The mother never succeeds in her attempts to quit. “The patch, peppermints, and prayer” seem woefully inadequate against an addiction so powerful that “She did everything with a cigarette dangling between her fingers.” In “Inflammation,” a poem that finds Black and her mother “waiting for another diagnosis,” Black’s reflections move into uncomfortable territory: “If I believed in making up memories to forgive myself, I’d write this poem smooth into a lie.” She frightens her mother—“had her calling me manic,” but “like all Black girls, I was tired of people mistaking my mouth as a disorder.”
Black is adept at writing poems that show how small, everyday moments expose what’s at the heart of a relationships between two people. In “I Am Queen of the Fold,” the speaker observes a woman folding towels at the Laundromat: “She ain’t got nothin’ on my mother. // My mother folded towels like they had somewhere special to be.” “The Ways You Love My Hair” examines her resistance to her partner’s appreciation of her hair, “massive and wild,” the opposite of how she wants it: “You … swat at my hands / as I try to control it.” He loves what she sees as a flaw; she isn’t convinced.
In “The Moments We Would’ve Shared With My Father,” ordinary conversations move from cooking, drinking, and fishing to a much more serious topic: “he’d show you how to // kill a rat with a shovel.” And finally, “Every moment would be // a lesson on / survival.”

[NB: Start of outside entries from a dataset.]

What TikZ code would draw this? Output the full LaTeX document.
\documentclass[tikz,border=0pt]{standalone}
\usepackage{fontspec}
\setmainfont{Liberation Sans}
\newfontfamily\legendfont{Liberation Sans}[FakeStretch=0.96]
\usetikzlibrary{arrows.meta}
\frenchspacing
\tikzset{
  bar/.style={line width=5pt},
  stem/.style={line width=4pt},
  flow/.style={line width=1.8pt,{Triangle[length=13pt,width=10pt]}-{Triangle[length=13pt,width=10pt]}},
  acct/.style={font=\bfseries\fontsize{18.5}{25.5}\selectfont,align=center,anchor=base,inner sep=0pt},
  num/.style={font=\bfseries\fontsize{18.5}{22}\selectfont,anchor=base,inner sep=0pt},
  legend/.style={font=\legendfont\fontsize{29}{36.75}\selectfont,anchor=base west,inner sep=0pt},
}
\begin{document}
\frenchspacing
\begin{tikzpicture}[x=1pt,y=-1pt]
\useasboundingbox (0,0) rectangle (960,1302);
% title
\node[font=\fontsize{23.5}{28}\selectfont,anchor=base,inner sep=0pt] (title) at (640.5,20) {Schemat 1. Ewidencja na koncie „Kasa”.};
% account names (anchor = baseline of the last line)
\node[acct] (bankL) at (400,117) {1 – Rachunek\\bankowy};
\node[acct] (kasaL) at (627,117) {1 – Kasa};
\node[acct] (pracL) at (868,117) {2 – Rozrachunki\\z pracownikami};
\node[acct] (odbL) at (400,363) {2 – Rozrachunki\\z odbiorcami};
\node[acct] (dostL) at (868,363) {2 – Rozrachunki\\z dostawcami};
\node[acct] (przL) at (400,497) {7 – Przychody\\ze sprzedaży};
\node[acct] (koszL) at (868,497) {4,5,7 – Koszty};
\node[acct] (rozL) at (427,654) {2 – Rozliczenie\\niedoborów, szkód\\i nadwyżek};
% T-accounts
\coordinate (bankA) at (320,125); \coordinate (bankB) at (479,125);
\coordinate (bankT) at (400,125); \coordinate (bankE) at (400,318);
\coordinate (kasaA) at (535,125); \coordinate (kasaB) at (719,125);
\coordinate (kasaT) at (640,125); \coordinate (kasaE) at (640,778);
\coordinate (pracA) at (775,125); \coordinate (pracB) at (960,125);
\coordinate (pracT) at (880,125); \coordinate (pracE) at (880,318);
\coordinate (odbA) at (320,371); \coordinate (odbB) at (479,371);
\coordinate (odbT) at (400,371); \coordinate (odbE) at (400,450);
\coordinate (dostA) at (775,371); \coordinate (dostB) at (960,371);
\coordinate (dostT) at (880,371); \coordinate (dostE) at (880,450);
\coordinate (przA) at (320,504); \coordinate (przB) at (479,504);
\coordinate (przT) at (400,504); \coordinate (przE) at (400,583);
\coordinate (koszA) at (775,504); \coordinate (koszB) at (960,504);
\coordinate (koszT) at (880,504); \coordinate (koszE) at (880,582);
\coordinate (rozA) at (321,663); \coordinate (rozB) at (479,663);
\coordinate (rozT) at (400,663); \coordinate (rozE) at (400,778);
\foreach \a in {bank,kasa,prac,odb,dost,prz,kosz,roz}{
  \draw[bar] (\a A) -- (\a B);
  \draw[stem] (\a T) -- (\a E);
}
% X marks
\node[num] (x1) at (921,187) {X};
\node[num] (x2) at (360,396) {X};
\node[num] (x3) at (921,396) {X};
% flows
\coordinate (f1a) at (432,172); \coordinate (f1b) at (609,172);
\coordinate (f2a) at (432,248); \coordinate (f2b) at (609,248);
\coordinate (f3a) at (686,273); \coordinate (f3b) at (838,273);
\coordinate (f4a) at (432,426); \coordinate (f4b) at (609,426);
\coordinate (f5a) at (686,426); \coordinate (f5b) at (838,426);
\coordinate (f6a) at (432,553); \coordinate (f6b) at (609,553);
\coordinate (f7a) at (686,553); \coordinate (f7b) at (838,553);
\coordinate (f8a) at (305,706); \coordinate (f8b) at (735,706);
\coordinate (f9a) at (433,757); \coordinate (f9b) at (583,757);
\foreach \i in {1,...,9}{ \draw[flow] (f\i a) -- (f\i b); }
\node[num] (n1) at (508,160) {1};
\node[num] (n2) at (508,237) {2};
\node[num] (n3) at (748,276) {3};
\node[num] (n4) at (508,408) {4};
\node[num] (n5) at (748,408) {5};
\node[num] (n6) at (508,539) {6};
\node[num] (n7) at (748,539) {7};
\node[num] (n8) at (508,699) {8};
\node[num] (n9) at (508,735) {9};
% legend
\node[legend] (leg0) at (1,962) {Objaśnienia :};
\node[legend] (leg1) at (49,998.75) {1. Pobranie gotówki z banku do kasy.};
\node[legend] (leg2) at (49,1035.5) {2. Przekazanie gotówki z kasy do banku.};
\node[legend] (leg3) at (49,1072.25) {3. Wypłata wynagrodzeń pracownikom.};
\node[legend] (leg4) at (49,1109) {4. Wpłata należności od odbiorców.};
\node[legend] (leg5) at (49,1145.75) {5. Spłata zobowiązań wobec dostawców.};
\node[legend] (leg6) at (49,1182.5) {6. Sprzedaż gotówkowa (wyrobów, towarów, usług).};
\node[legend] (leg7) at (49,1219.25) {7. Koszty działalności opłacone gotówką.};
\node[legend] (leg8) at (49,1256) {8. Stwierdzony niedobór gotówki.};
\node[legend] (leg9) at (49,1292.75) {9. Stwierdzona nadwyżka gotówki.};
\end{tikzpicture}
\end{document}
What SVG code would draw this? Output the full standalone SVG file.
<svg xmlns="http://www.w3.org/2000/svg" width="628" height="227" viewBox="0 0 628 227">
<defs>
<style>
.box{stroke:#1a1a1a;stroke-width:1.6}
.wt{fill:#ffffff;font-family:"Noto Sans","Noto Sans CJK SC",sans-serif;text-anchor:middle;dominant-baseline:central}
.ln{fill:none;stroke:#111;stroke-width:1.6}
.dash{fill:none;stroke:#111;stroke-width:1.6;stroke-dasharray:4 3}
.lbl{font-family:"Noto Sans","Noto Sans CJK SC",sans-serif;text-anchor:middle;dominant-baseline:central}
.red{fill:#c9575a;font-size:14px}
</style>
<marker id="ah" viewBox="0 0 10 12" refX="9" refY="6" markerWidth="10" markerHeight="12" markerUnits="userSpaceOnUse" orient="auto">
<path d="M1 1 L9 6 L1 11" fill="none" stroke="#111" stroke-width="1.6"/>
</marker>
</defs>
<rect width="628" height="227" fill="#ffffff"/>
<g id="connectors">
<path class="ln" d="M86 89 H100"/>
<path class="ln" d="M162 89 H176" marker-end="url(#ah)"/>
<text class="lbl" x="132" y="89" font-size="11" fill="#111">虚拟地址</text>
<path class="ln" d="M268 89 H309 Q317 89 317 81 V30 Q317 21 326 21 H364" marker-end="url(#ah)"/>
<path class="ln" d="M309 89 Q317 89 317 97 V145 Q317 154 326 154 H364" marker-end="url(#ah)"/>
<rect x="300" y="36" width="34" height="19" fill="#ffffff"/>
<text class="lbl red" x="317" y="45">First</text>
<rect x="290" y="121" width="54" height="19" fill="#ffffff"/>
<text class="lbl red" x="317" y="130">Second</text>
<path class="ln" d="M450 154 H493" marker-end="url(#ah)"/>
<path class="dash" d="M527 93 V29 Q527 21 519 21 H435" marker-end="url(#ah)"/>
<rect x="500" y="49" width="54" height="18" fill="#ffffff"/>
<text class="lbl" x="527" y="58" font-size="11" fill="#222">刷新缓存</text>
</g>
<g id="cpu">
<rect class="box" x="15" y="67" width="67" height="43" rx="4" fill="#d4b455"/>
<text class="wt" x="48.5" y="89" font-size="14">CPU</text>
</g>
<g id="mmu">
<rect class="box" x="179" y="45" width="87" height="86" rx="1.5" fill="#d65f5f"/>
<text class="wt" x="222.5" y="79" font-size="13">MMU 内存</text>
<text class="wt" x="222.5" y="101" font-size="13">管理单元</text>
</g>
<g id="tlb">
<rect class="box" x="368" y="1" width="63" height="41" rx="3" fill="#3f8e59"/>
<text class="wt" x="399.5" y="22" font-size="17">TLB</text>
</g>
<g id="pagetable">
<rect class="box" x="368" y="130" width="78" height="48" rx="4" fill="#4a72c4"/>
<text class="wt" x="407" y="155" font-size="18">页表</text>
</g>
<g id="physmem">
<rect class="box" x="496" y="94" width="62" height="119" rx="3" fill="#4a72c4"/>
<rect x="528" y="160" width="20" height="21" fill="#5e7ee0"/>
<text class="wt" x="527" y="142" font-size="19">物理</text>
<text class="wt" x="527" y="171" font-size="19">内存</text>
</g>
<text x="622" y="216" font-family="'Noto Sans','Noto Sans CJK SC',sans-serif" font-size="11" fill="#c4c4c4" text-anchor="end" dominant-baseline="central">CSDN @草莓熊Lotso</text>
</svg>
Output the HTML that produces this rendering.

Black confronts her anxiety about her appearance in “Bra Log, 2020:”
I have believed
some of what they’ve
taught me about beauty,
and tonight I recognize
that this ain’t about
a bra being too tight.
This is about learning
insecurity is the
worst kind of bruise.
Internalizing society’s messages about beauty leaves its own, deeper scar: “I do not / want to be flawed, which / honestly, is the root of / insecurity.” In this poem, we see how the message that those flaws aren’t beautiful, but instead something to be ashamed of, bury themselves deep within her psyche.
Richly layered with memorable images and phrases, If It Heals at All promotes connection and humanity over prejudice. Ali Black’s poems are an exceptionally accurate account of humanity’s contemporary predicament, as we teeter between our biases and our better natures. By showing us the fear, wonder, desperation, and love she experiences, Black challenges us to confront our shortcomings.